Tutto questo ripugna alle nostre menti sensibili ai diritti umani e alla sacralità del consenso popolare. Talvolta qualcuno rammenta opportunamente che, a ben guardare, Hitler giunse al potere conquistando la maggioranza dei voti. Ma, tant’è, l’obiezione viene giudicata trascurabile. Eppure è a mio avviso ragionevole argomentare a favore del golpe quando le circostanze fanno capire che non esistono alternative plausibili.

Il caso egiziano

Il caso egiziano è a tale proposito emblematico. L’assassinio di Giulio Regeni ha indotto molti a strepitare contro Al-Sisi e la sua giunta e a chiedere che nel più grande Paese arabo venga subito ristabilita la democrazia.

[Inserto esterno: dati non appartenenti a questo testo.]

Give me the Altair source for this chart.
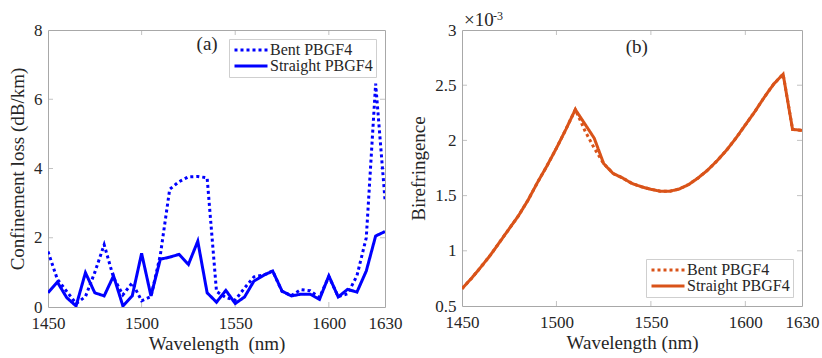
import altair as alt
import pandas as pd

# ---------------- data ----------------
wl_a = [1450, 1455, 1460, 1465, 1470, 1475, 1480, 1485, 1490, 1495, 1500, 1505,
        1510, 1515, 1520, 1525, 1530, 1535, 1540, 1545, 1550, 1555, 1560, 1565,
        1570, 1575, 1580, 1585, 1590, 1595, 1600, 1605, 1610, 1615, 1620, 1625, 1630]
loss_bent = [1.6, 0.8, 0.45, 0.1, 0.3, 1.0, 1.8, 0.85, 0.35, 0.7, 0.18, 0.3,
             1.5, 3.4, 3.62, 3.76, 3.77, 3.73, 0.45, 0.27, 0.2, 0.55, 0.87, 0.92,
             1.04, 0.45, 0.33, 0.5, 0.47, 0.27, 0.88, 0.3, 0.38, 0.9, 2.0, 6.45, 3.1]
loss_straight = [0.41, 0.72, 0.27, 0.03, 0.99, 0.41, 0.32, 0.9, 0.03, 0.32, 1.55, 0.32,
                 1.38, 1.44, 1.52, 1.23, 1.9, 0.41, 0.14, 0.48, 0.1, 0.29, 0.75, 0.91,
                 1.04, 0.46, 0.32, 0.37, 0.37, 0.22, 0.9, 0.29, 0.51, 0.43, 1.04, 2.05, 2.18]

wl_b = [1450, 1455, 1460, 1465, 1470, 1475, 1480, 1485, 1490, 1495, 1500, 1505,
        1510, 1515, 1520, 1525, 1530, 1535, 1540, 1545, 1550, 1555, 1560, 1565,
        1570, 1575, 1580, 1585, 1590, 1595, 1600, 1605, 1610, 1615, 1620, 1625, 1630]
bir_straight = [0.657, 0.75, 0.853, 0.96, 1.08, 1.20, 1.32, 1.46, 1.62, 1.77, 1.93, 2.10,
                2.28, 2.15, 2.02, 1.79, 1.70, 1.66, 1.61, 1.58, 1.557, 1.54, 1.539, 1.56,
                1.60, 1.66, 1.73, 1.815, 1.91, 2.02, 2.14, 2.26, 2.39, 2.51, 2.60, 2.10, 2.09]
bir_bent = [0.657, 0.75, 0.853, 0.96, 1.08, 1.20, 1.32, 1.46, 1.62, 1.77, 1.93, 2.10,
            2.28, 2.09, 1.93, 1.79, 1.70, 1.66, 1.61, 1.58, 1.557, 1.54, 1.539, 1.56,
            1.60, 1.66, 1.73, 1.815, 1.91, 2.02, 2.14, 2.26, 2.39, 2.51, 2.60, 2.10, 2.09]

series_names = ["Bent PBGF4", "Straight PBGF4"]
x_ticks = [1450, 1500, 1550, 1600, 1630]
ya_ticks = [0, 2, 4, 6, 8]
yb_ticks = [0.5, 1, 1.5, 2, 2.5, 3]
panel_a_label = ["(a)"]
panel_a_pos = [1535, 7.6]
panel_b_label = ["(b)"]
panel_b_pos = [1542.5, 2.85]

# ---------------- style ----------------
FONT = "Liberation Serif"
TXT = "#262626"
FRAME = "#a8a8a8"
BLUE = "#0000ff"
ORANGE = "#d95319"
WA, HA = 337, 277
WB, HB = 340, 276

df_a = pd.DataFrame({
    "wl": wl_a * 2,
    "v": loss_bent + loss_straight,
    "s": [series_names[0]] * len(wl_a) + [series_names[1]] * len(wl_a),
})
df_b = pd.DataFrame({
    "wl": wl_b * 2,
    "v": bir_bent + bir_straight,
    "s": [series_names[0]] * len(wl_b) + [series_names[1]] * len(wl_b),
})


def axis_x(title):
    return alt.Axis(values=x_ticks, title=title, domain=False, ticks=False, grid=False, format="d",
                    labelFont=FONT, labelFontSize=17, labelColor=TXT, labelPadding=8,
                    titleFont=FONT, titleFontSize=19, titleColor=TXT, titleFontWeight="normal",
                    titlePadding=3, labelFlush=False)


def axis_y(title, vals, fmt):
    return alt.Axis(values=vals, title=title, domain=False, ticks=False, grid=False, format=fmt,
                    labelFont=FONT, labelFontSize=17, labelColor=TXT, labelPadding=6,
                    titleFont=FONT, titleFontSize=19, titleColor=TXT, titleFontWeight="normal",
                    titlePadding=6, labelFlush=False)


def panel(df, color, ydom, yvals, ytitle, fmt, W, H, lab, pos, legend_orient, legend_off):
    xs = alt.Scale(domain=[1450, 1630], nice=False, zero=False)
    ys = alt.Scale(domain=ydom, nice=False, zero=False)
    leg = alt.Legend(title=None, orient=legend_orient, offset=legend_off,
                     labelFont=FONT, labelFontSize=16, labelColor=TXT,
                     symbolType="M-1,0H5", symbolSize=121, symbolStrokeWidth=3,
                     labelOffset=22, padding=3, rowPadding=0,
                     strokeColor="#cfcfcf", fillColor="white", cornerRadius=0)
    xtitle = "Wavelength\u00a0 (nm)" if lab == "(a)" else "Wavelength (nm)"
    lines = alt.Chart(df).mark_line(strokeWidth=3, clip=True).encode(
        x=alt.X("wl:Q", scale=xs, axis=axis_x(xtitle)),
        y=alt.Y("v:Q", scale=ys, axis=axis_y(ytitle, yvals, fmt)),
        color=alt.Color("s:N", scale=alt.Scale(domain=series_names, range=[color, color]), legend=leg),
        strokeDash=alt.StrokeDash("s:N", scale=alt.Scale(domain=series_names, range=[[3, 3], [1, 0]]), legend=leg),
        order=alt.Order("wl:Q"),
    )
    xt = pd.DataFrame({"t": x_ticks[1:-1]})
    yt = pd.DataFrame({"t": yvals[1:-1]})
    tick_style = dict(color=FRAME, thickness=1, size=5)
    xb = alt.Chart(xt).mark_tick(**tick_style).encode(x=alt.X("t:Q", scale=xs), y=alt.value(H - 2.5))
    xtop = alt.Chart(xt).mark_tick(**tick_style).encode(x=alt.X("t:Q", scale=xs), y=alt.value(2.5))
    yl = alt.Chart(yt).mark_tick(**tick_style).encode(y=alt.Y("t:Q", scale=ys), x=alt.value(2.5))
    yr = alt.Chart(yt).mark_tick(**tick_style).encode(y=alt.Y("t:Q", scale=ys), x=alt.value(W - 2.5))
    lab_df = pd.DataFrame({"x": [pos[0]], "y": [pos[1]], "t": [lab]})
    txt = alt.Chart(lab_df).mark_text(font=FONT, fontSize=19, color=TXT).encode(
        x=alt.X("x:Q", scale=xs), y=alt.Y("y:Q", scale=ys), text="t:N")
    layers = [xb, xtop, yl, yr, lines, txt]
    return alt.layer(*layers).properties(width=W, height=H)


left = panel(df_a, BLUE, [0, 8], ya_ticks, "Confinement loss (dB/km)", "d", WA, HA,
             panel_a_label[0], panel_a_pos, "top-right", 9)
right = panel(df_b, ORANGE, [0.5, 3], yb_ticks, "Birefringence", "~g", WB, HB,
              panel_b_label[0], panel_b_pos, "bottom-right", 9)

exp_df = pd.DataFrame({"a": ["\u00d710"], "b": ["-3"]})
exp1 = alt.Chart(exp_df).mark_text(font=FONT, fontSize=19, color=TXT, align="left", baseline="alphabetic").encode(
    x=alt.value(2), y=alt.value(-4), text="a:N")
exp2 = alt.Chart(exp_df).mark_text(font=FONT, fontSize=12, color=TXT, align="left", baseline="alphabetic").encode(
    x=alt.value(31), y=alt.value(-10), text="b:N")
right = alt.layer(right, exp1, exp2).properties(width=WB, height=HB)

chart = alt.hconcat(left, right, spacing=77, bounds="flush").properties(
    padding={"left": 8, "top": 9, "right": 0, "bottom": 0}
).configure(font=FONT).configure_view(stroke=FRAME, strokeWidth=1).configure_legend(
    strokeColor="#cfcfcf", labelFont=FONT, labelFontSize=16, labelColor=TXT
).resolve_scale(color="independent", strokeDash="independent", x="independent", y="independent")

chart.save("out.html", embed_options={"renderer": "svg", "actions": False})
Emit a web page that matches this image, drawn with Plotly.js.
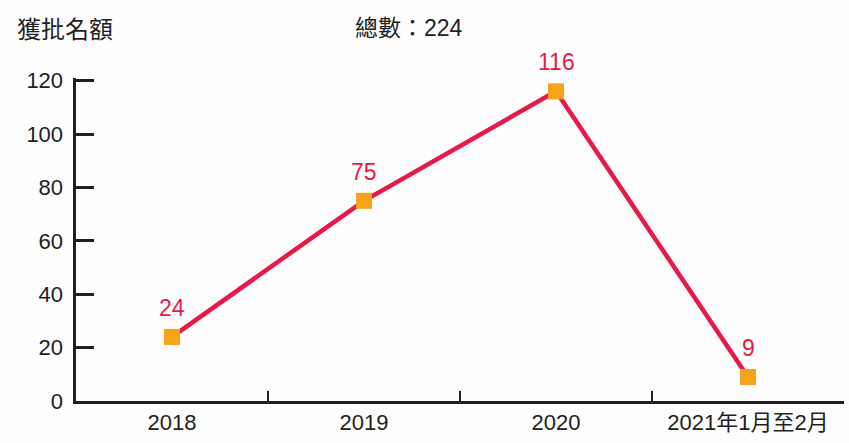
<!DOCTYPE html>
<html>
<head>
<meta charset="utf-8">
<script src="https://cdn.plot.ly/plotly-3.0.1.min.js"></script>
<style>html,body{margin:0;padding:0;background:#fdfdfd;}#chart{width:849px;height:443px;}</style>
</head>
<body>
<div id="chart"></div>
<script>
const categories = ['2018', '2019', '2020', '2021年1月至2月'];
const approved = [24, 75, 116, 9];
const yTicks = [0, 20, 40, 60, 80, 100, 120];
const yAxisLabel = '獲批名額';
const totalLabel = '總數：224';

const numFont = 'Liberation Sans, Arial, Noto Sans CJK TC, sans-serif';
const ink = '#231f20';
const red = '#e8194a';

const trace = {
  x: categories,
  y: approved,
  type: 'scatter',
  mode: 'lines+markers',
  line: {color: red, width: 4.5},
  marker: {symbol: 'square', size: 16, color: '#f5a31a'},
  cliponaxis: false,
  hoverinfo: 'skip'
};

const valueLabels = approved.map((v, i) => ({
  x: i, y: v, xref: 'x', yref: 'y',
  text: String(v), showarrow: false,
  xanchor: 'center', yanchor: 'bottom', yshift: 14,
  font: {family: numFont, size: 23, color: red}
}));

const layout = {
  width: 849, height: 443,
  margin: {l: 76, r: 5, t: 78, b: 42},
  paper_bgcolor: '#fdfdfd',
  plot_bgcolor: 'rgba(0,0,0,0)',
  showlegend: false,
  font: {family: numFont, size: 22, color: ink},
  xaxis: {
    type: 'category',
    range: [-0.5, 3.5],
    showline: true, linecolor: ink, linewidth: 3,
    ticks: 'inside', tickson: 'boundaries', ticklen: 10, tickwidth: 2, tickcolor: ink,
    showgrid: false, zeroline: false,
    tickfont: {family: numFont, size: 22, color: ink}
  },
  yaxis: {
    range: [0, 121],
    tickvals: yTicks,
    ticktext: yTicks.map(v => v + '\u2005'),
    showline: true, linecolor: ink, linewidth: 3,
    ticks: 'inside', ticklen: 18, tickwidth: 3, tickcolor: ink,
    showgrid: false, zeroline: false,
    tickfont: {family: numFont, size: 22, color: ink}
  },
  annotations: [
    {text: yAxisLabel, xref: 'paper', yref: 'paper', x: -0.08, y: 1.156,
     xanchor: 'left', yanchor: 'middle', showarrow: false,
     font: {family: 'Noto Sans CJK TC, sans-serif', size: 24, color: ink}},
    {text: totalLabel, xref: 'paper', yref: 'paper', x: 0.433, y: 1.156,
     xanchor: 'center', yanchor: 'middle', showarrow: false,
     font: {family: numFont, size: 23, color: ink}}
  ].concat(valueLabels)
};

Plotly.newPlot('chart', [trace], layout, {displayModeBar: false, staticPlot: true});
</script>
</body>
</html>
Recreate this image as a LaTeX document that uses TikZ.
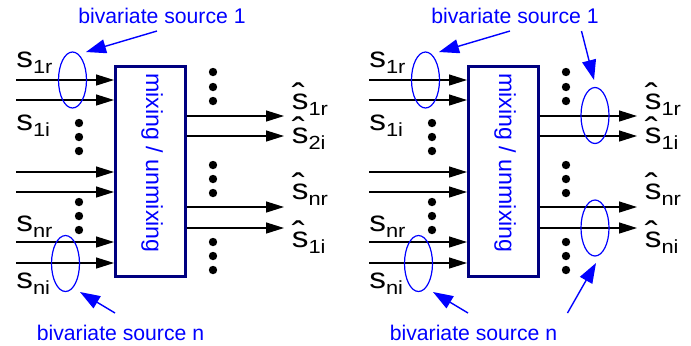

Sì, ma quale? Costoro dimenticano – e non si capisce sino a che punto siano in buona fede – che un Egitto in mano alla Fratellanza Musulmana di Mohamed Morsi avrebbe rappresentato un pericolo ben maggiore, a dispetto del sostegno (almeno iniziale) fornito a quei tempi da Hillary Clinton alle cosiddette “primavere arabe”.

La Turchia di Erdogan

C’è però un altro caso ancor più significativo. Parlo della Turchia, nazione di fondamentale importanza nello scacchiere mediterraneo, in Medio Oriente e nella struttura della Nato. Come tutti sanno Recep Tayyip Erdogan è riuscito, con molta abilità, a neutralizzare i vertici militari d’ispirazione kemalista che per decenni avevano garantito, oltre alla laicità del Paese, la sua sicura collocazione nel campo occidentale.

Quando gli è stato chiesto quale fosse a suo avviso la chiave per risolvere i problemi turchi, il “sultano” ha risposto “islam, islam, islam”. Papale papale, e senza la benché minima ombra di dubbio, alla faccia dell’iniziale moderazione con cui il suo partito AKP si era presentato anni fa sulla scena politica interna e internazionale.

Nel frattempo la Turchia è sprofondata nel caos grazie all’ambiguità dello stesso Erdogan, durissimo con i curdi e conciliante – di fatto – nei confronti del fondamentalismo islamico. Dopo aver attribuito ai curdi la lunga serie di massacri che ha colpito il Paese, finalmente il suo governo ha riconosciuto che almeno alcuni sono chiaramente opera di fondamentalisti musulmani.

In una situazione simile credo non sia un peccato sperare – e uso intenzionalmente tale verbo – che qualche fiammella di kemalismo sia sopravvissuta nelle forze armate nonostante la profonda opera di eradicazione messa in atto dal sultano. E che essa si traduca in un colpo di stato simile a quelli avvenuti in passato, e sempre condannati dai governi occidentali.

Si tratta, ovviamente, solo di una speranza che molti deprecheranno. E a questo punto non è chiaro se essa possa tradursi in atti concreti. La succitata eradicazione è stata infatti profonda e capillare. Ma, come dicevo all’inizio, è chiaro che i golpe militari non sempre sono il male assoluto, checché ne pensino le anime belle a Roma e a Bruxelles.